14歳とイラストレーター むらさきゆきや(MF文庫J)
理想と現実、そして欲望に振り回されるイラストレーターのガチな日常を大公開な物語。
題材がライトノベル作家ではなく、イラストレーターという部分が珍しいお仕事ものです。
業界あるあるネタをはじめとして、リアルなイラストレーターのドタバタな日常が描かれていますが
実際のところお仕事部分は添え物程度で、メインは私生活面でのラノベ的ご都合主義イベントの数々ですね。
十四歳のコスプレイヤーに懐かれて色々やってもらうとか正直「それなんてエロゲ?」の極みだもんな…
まあ冷静に考えたら明らかに事案な展開が満載ですが、だがそれがいい! 羨ましい! ということでひとつ。
ラブコメ面は八巻にて主人公がメインヒロインのJCに事実上の告白(無自覚)をし、関係が少し進展。
未だ主人公が恋愛感情を理解していないとはいえ、果たして他ヒロインの巻き返しはあるのか。
主人公は半年前、デビュー作のラノベがアニメ化した二十二歳の若手イラストレーター。
知らない人と話すこと、自分語り、文字の読み書き、メールが苦手(コミュ障というほどではない)だが
基本的にお人よしであるため、親しい相手との人付き合いは悪くない。
絵師としては、絵を描いていられれば何でもいい。できればそれだけで生きていきたい、というタイプで
結構稼いでいるにもかかわらず金銭欲が薄く、絵を描くこと以外に頓着しないところがある。

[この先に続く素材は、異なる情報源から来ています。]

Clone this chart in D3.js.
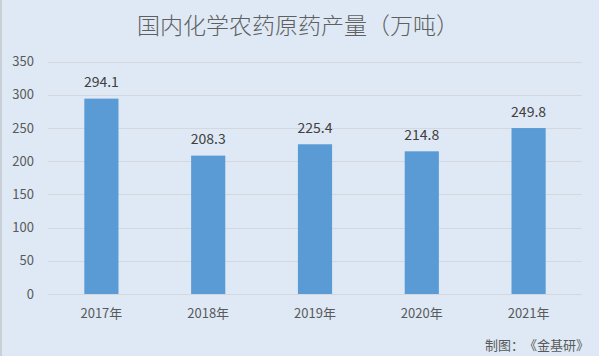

偏執しているフェチポイントはおヘソの描写。趣味は資料集めという名の読書や散歩。
ヒロインはJCコスプレイヤー、超美人な同業者、マイペースなラノベ作家、小悪魔なJK、ギャル風味後輩同業者。
サブにあけすけ変態な同業者や超ブラコンな実姉なども。
一番のお気に入りは「ストーカーホイホイ」の異名に悩む美人イラストレーター、佐伯愛澄。
ふわっと広がりつつ巻かれている肩まである明るめの髪の、しっかり化粧をした大人の美人で
映画化作品を手がけたこともある実力派絵師。その美人さは非公認ファンクラブが存在しているほどだが
物腰穏やかで愛想がよく、押しに弱いところが相まってか、ストーカーに好かれやすい。
絵師としては、皆に元気になって欲しい、明日も頑張ろうと思って欲しいと考えながら描くタイプ。
現時点(八巻)においての評価はC。
ライトノベル作家とは一味違う、コメディタッチに描かれたイラストレーターの日常が新鮮で面白い。
登場する主要キャラたちも、おへそフェチな主人公を筆頭に皆個性的かつ曲者揃いで見ていて飽きませんし
彼らが複数集まった時の愉快でテンポの良い掛け合いは愉快極まりなく、サクサク読めます。
しかしこの主人公、気苦労は多くとも私生活はマジで恵まれているというか、幸運過ぎである。
本筋はメインヒロインである乃木乃ノ香と本音を吐露しあって関係修復。再び平穏(?)な日常へ。